Given request:
Beginning with the first line, set down every line through the one containing "0.087, 0.15, 0.15, 0.16, 0.17, 0.55, 0.82, 0.97]", exactly as it appears, but not the pictures.

──────── Records provided ────────

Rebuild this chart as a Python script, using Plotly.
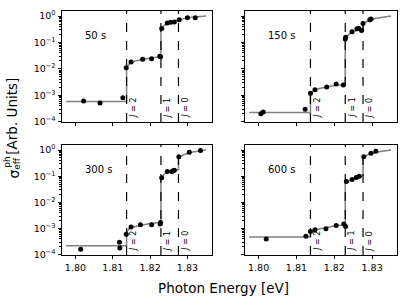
import plotly.graph_objects as go

# ---------------- data ----------------
panel_labels = ["50 s", "150 s", "300 s", "600 s"]
j_energies = [1.8137, 1.8229, 1.8276]
j_labels = ["<i>J</i> = 2", "<i>J</i> = 1", "<i>J</i> = 0"]

pts_x_50 = [1.8022, 1.8066, 1.8127, 1.8136, 1.8149, 1.8180, 1.8204, 1.8226, 1.8228,
            1.8231, 1.8246, 1.8255, 1.8265, 1.8278, 1.8300, 1.8321]
pts_y_50 = [6.0e-4, 5.1e-4, 8.0e-4, 1.1e-2, 1.8e-2, 2.3e-2, 2.4e-2, 3.0e-2, 2.9e-2,
            0.34, 0.55, 0.58, 0.60, 0.73, 0.87, 0.87]

pts_x_150 = [1.8006, 1.8012, 1.8123, 1.8137, 1.8149, 1.8180, 1.8205, 1.8224,
             1.8229, 1.8230, 1.8247, 1.8260, 1.8265, 1.8272, 1.8276, 1.8294, 1.8297]
pts_y_150 = [2.0e-4, 2.3e-4, 2.95e-4, 1.2e-3, 1.6e-3, 2.05e-3, 2.65e-3, 2.45e-3,
             0.135, 0.158, 0.256, 0.33, 0.34, 0.285, 0.52, 0.73, 0.78]

pts_x_300 = [1.8014, 1.8118, 1.8119, 1.8136, 1.8149, 1.8174, 1.8204, 1.8227, 1.8228,
             1.8231, 1.8246, 1.8258, 1.8262, 1.8265, 1.8277, 1.8305, 1.8335]
pts_y_300 = [1.6e-4, 3.0e-4, 1.8e-4, 6.0e-4, 1.15e-3, 1.38e-3, 1.38e-3, 1.5e-3, 1.7e-3,
             0.087, 0.15, 0.15, 0.16, 0.17, 0.55, 0.82, 0.97]

pts_x_600 = [1.8020, 1.8125, 1.8137, 1.8149, 1.8178, 1.8205, 1.8225, 1.8230,
             1.8232, 1.8247, 1.8258, 1.8266, 1.8278, 1.8297, 1.8310]
pts_y_600 = [4.0e-4, 5.1e-4, 7.7e-4, 8.9e-4, 9.8e-4, 1.3e-3, 1.5e-3, 1.2e-3,
             0.063, 0.075, 0.089, 0.10, 0.55, 0.75, 0.89]

fit_x = [1.7975, 1.8137, 1.8137, 1.8145, 1.8160, 1.8180, 1.8200, 1.8229,
         1.8229, 1.8238, 1.8250, 1.8265, 1.8276, 1.8276, 1.8290, 1.8310, 1.8350]
fit_y_50 = [5.8e-4, 5.8e-4, 1.1e-2, 1.6e-2, 2.0e-2, 2.3e-2, 2.6e-2, 2.9e-2,
            0.30, 0.45, 0.55, 0.62, 0.66, 0.70, 0.80, 0.90, 1.0]
fit_y_150 = [2.2e-4, 2.2e-4, 1.1e-3, 1.45e-3, 1.8e-3, 2.1e-3, 2.35e-3, 2.55e-3,
             0.13, 0.20, 0.26, 0.30, 0.32, 0.50, 0.68, 0.82, 1.0]
fit_y_300 = [2.2e-4, 2.2e-4, 7.5e-4, 1.0e-3, 1.2e-3, 1.4e-3, 1.55e-3, 1.7e-3,
             0.08, 0.12, 0.15, 0.17, 0.18, 0.50, 0.66, 0.82, 1.0]
fit_y_600 = [4.7e-4, 4.7e-4, 7.5e-4, 8.5e-4, 9.5e-4, 1.1e-3, 1.25e-3, 1.4e-3,
             0.055, 0.065, 0.078, 0.095, 0.105, 0.50, 0.68, 0.82, 1.0]

x_tickvals = [1.80, 1.81, 1.82, 1.83]
x_ticktext = ["1.80", "1.81", "1.82", "1.83"]
y_tickvals = [1e-4, 1e-3, 1e-2, 1e-1, 1e0]
y_ticktext = ["10<sup>\u22124</sup>", "10<sup>\u22123</sup>", "10<sup>\u22122</sup>",
              "10<sup>\u22121</sup>", "10<sup>0</sup>"]

points = [(pts_x_50, pts_y_50), (pts_x_150, pts_y_150),
          (pts_x_300, pts_y_300), (pts_x_600, pts_y_600)]
fits = [fit_y_50, fit_y_150, fit_y_300, fit_y_600]

# ---------------- layout ----------------
W, H = 407, 306
FONT = "DejaVu Sans"
xdom = [[62 / W, 211.7 / W], [245 / W, 396.7 / W]]
ydom = [[1 - 123.3 / H, 1 - 10 / H], [1 - 259 / H, 1 - 146.7 / H]]
xrange_ = [1.7964, 1.8365]
yrange_ = [-4.01, 0.2]

fig = go.Figure()
layout = dict(
    width=W, height=H, margin=dict(l=0, r=0, t=0, b=0),
    plot_bgcolor="white", paper_bgcolor="white", showlegend=False,
    font=dict(family=FONT, size=10, color="black"),
)
shapes = []
annotations = []

for i in range(4):
    r, c = divmod(i, 2)
    n = i + 1
    xa = "x" if n == 1 else f"x{n}"
    ya = "y" if n == 1 else f"y{n}"
    xkey = "xaxis" if n == 1 else f"xaxis{n}"
    ykey = "yaxis" if n == 1 else f"yaxis{n}"

    fig.add_trace(go.Scatter(x=fit_x, y=fits[i], mode="lines",
                             line=dict(color="#808080", width=1.5),
                             xaxis=xa, yaxis=ya, hoverinfo="skip"))
    fig.add_trace(go.Scatter(x=points[i][0], y=points[i][1], mode="markers",
                             marker=dict(color="black", size=5),
                             xaxis=xa, yaxis=ya))

    layout[xkey] = dict(
        domain=xdom[c], anchor=ya, range=xrange_,
        showline=True, linecolor="black", linewidth=1, mirror=True,
        ticks="outside", ticklen=3.5, tickcolor="black", tickwidth=1,
        tickmode="array", tickvals=x_tickvals, ticktext=x_ticktext,
        showticklabels=(r == 1),
        tickfont=dict(family=FONT, size=9.5),
        showgrid=False, zeroline=False,
    )
    layout[ykey] = dict(
        domain=ydom[r], anchor=xa, type="log", range=yrange_,
        showline=True, linecolor="black", linewidth=1, mirror=True,
        ticks="outside", ticklen=3.5, tickcolor="black", tickwidth=1,
        tickmode="array", tickvals=y_tickvals, ticktext=y_ticktext,
        showticklabels=(c == 0),
        tickfont=dict(family=FONT, size=9.5),
        minor=dict(ticks="outside", ticklen=2, tickcolor="black",
                   dtick="D1", showgrid=False),
        showgrid=False, zeroline=False,
    )

    for e, lab in zip(j_energies, j_labels):
        shapes.append(dict(type="line", xref=xa, yref=f"{ya} domain",
                           x0=e, x1=e, y0=0, y1=1,
                           line=dict(color="black", width=1.2, dash="dash")))
        annotations.append(dict(x=e + 0.0018, y=-3.5, xref=xa, yref=ya,
                                text=lab, showarrow=False, textangle=-90,
                                font=dict(family=FONT, size=8, color="black"),
                                xanchor="center", yanchor="middle"))

    annotations.append(dict(x=1.8019, y=-0.74, xref=xa, yref=ya,
                            text=panel_labels[i], showarrow=False,
                            font=dict(family=FONT, size=10),
                            xanchor="left", yanchor="middle"))

# axis titles
annotations.append(dict(x=223 / W, y=1 - 293 / H, xref="paper", yref="paper",
                        text="Photon Energy [eV]", showarrow=False,
                        font=dict(family=FONT, size=13.5),
                        xanchor="center", yanchor="middle"))
annotations.append(dict(x=12 / W, y=1 - 118 / H, xref="paper", yref="paper",
                        text="[Arb. Units]", showarrow=False, textangle=-90,
                        font=dict(family=FONT, size=13.5),
                        xanchor="center", yanchor="middle"))
annotations.append(dict(x=14 / W, y=1 - 177 / H, xref="paper", yref="paper",
                        text="\u03c3", showarrow=False, textangle=-90,
                        font=dict(family=FONT, size=14),
                        xanchor="center", yanchor="middle"))
annotations.append(dict(x=7 / W, y=1 - 165 / H, xref="paper", yref="paper",
                        text="ph", showarrow=False, textangle=-90,
                        font=dict(family=FONT, size=9),
                        xanchor="center", yanchor="middle"))
annotations.append(dict(x=17 / W, y=1 - 166 / H, xref="paper", yref="paper",
                        text="eff", showarrow=False, textangle=-90,
                        font=dict(family=FONT, size=9),
                        xanchor="center", yanchor="middle"))

layout["shapes"] = shapes
layout["annotations"] = annotations
fig.update_layout(**layout)
fig.write_html("out.html",
               config={"displayModeBar": False},
               post_script="document.body.style.margin='0px';"
                           "document.body.style.overflow='hidden';")
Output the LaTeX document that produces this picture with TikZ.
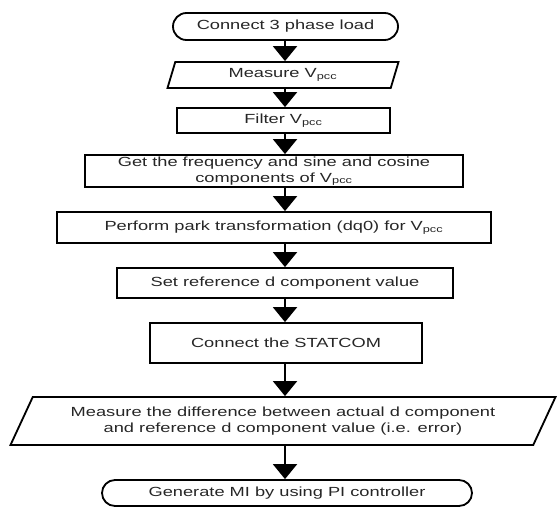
\documentclass[tikz,border=0pt]{standalone}
\usepackage{fontspec}
\setmainfont{Liberation Sans}[FakeStretch=1.38]
\usepackage{tikz}
\usetikzlibrary{arrows.meta,shapes.geometric,shapes.misc}
\newcommand{\pxu}{0.025cm}
\newcommand{\Vpcc}{V\textsubscript{pcc}}

\begin{document}
\begin{tikzpicture}[x=\pxu, y=-\pxu,
  every node/.style={font=\fontsize{9.4}{11.5}\selectfont, text=black!85},
  procbox/.style={draw, line width=1.3pt, rectangle, align=center, inner sep=0pt},
  termbox/.style={draw, line width=1.3pt, rounded rectangle, inner sep=0pt},
  iobox/.style={draw, line width=1.3pt, trapezium, trapezium stretches body,
                inner sep=0pt, align=center},
  flow/.style={-{Triangle[length=15*\pxu,width=24*\pxu]}, line width=1.5pt}]
  \useasboundingbox (0,0) rectangle (557,507);
  \coordinate (spine) at (285,0);
  % steps
  \node[termbox, minimum width=225*\pxu, minimum height=27*\pxu]
    (start) at (285.5,26.5) {Connect 3 phase load};
  \node[iobox, trapezium left angle=58, trapezium right angle=122,
        minimum width=231*\pxu, minimum height=26*\pxu]
    (meas) at (283,75) {Measure \Vpcc};
  \node[procbox, minimum width=213*\pxu, minimum height=25*\pxu]
    (filt) at (283.5,120.5) {Filter \Vpcc};
  \node[procbox, minimum width=378*\pxu, minimum height=32*\pxu]
    (freq) at (274,171) {Get the frequency and sine and cosine\\components of \Vpcc};
  \node[procbox, minimum width=434*\pxu, minimum height=31*\pxu]
    (park) at (274,227.5) {Perform park transformation (dq0) for \Vpcc};
  \node[procbox, minimum width=336*\pxu, minimum height=30*\pxu]
    (dref) at (285,283) {Set reference d component value};
  \node[procbox, minimum width=272*\pxu, minimum height=40*\pxu]
    (stat) at (286,343) {Connect the STATCOM};
  \node[iobox, trapezium left angle=52, trapezium right angle=128,
        minimum width=545*\pxu, minimum height=48*\pxu]
    (err) at (283,421) {Measure the difference between actual d component\\and reference d component value (i.e. error)};
  \node[termbox, minimum width=370*\pxu, minimum height=26*\pxu]
    (mi) at (287,493) {Generate MI by using PI controller};
  % arrows
  \draw[flow] (spine |- start.south) -- (spine |- meas.north);
  \draw[flow] (spine |- meas.south) -- (spine |- filt.north);
  \draw[flow] (spine |- filt.south) -- (spine |- freq.north);
  \draw[flow] (spine |- freq.south) -- (spine |- park.north);
  \draw[flow] (spine |- park.south) -- (spine |- dref.north);
  \draw[flow] (spine |- dref.south) -- (spine |- stat.north);
  \draw[flow] (spine |- stat.south) -- (spine |- err.north);
  \draw[flow] (spine |- err.south) -- (spine |- mi.north);
\end{tikzpicture}
\end{document}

────────

Result for this exercise:
Rebuild this chart as a Python script, using Plotly.
import plotly.graph_objects as go

# ---------------- data ----------------
panel_labels = ["50 s", "150 s", "300 s", "600 s"]
j_energies = [1.8137, 1.8229, 1.8276]
j_labels = ["<i>J</i> = 2", "<i>J</i> = 1", "<i>J</i> = 0"]

pts_x_50 = [1.8022, 1.8066, 1.8127, 1.8136, 1.8149, 1.8180, 1.8204, 1.8226, 1.8228,
            1.8231, 1.8246, 1.8255, 1.8265, 1.8278, 1.8300, 1.8321]
pts_y_50 = [6.0e-4, 5.1e-4, 8.0e-4, 1.1e-2, 1.8e-2, 2.3e-2, 2.4e-2, 3.0e-2, 2.9e-2,
            0.34, 0.55, 0.58, 0.60, 0.73, 0.87, 0.87]

pts_x_150 = [1.8006, 1.8012, 1.8123, 1.8137, 1.8149, 1.8180, 1.8205, 1.8224,
             1.8229, 1.8230, 1.8247, 1.8260, 1.8265, 1.8272, 1.8276, 1.8294, 1.8297]
pts_y_150 = [2.0e-4, 2.3e-4, 2.95e-4, 1.2e-3, 1.6e-3, 2.05e-3, 2.65e-3, 2.45e-3,
             0.135, 0.158, 0.256, 0.33, 0.34, 0.285, 0.52, 0.73, 0.78]

pts_x_300 = [1.8014, 1.8118, 1.8119, 1.8136, 1.8149, 1.8174, 1.8204, 1.8227, 1.8228,
             1.8231, 1.8246, 1.8258, 1.8262, 1.8265, 1.8277, 1.8305, 1.8335]
pts_y_300 = [1.6e-4, 3.0e-4, 1.8e-4, 6.0e-4, 1.15e-3, 1.38e-3, 1.38e-3, 1.5e-3, 1.7e-3,
             0.087, 0.15, 0.15, 0.16, 0.17, 0.55, 0.82, 0.97]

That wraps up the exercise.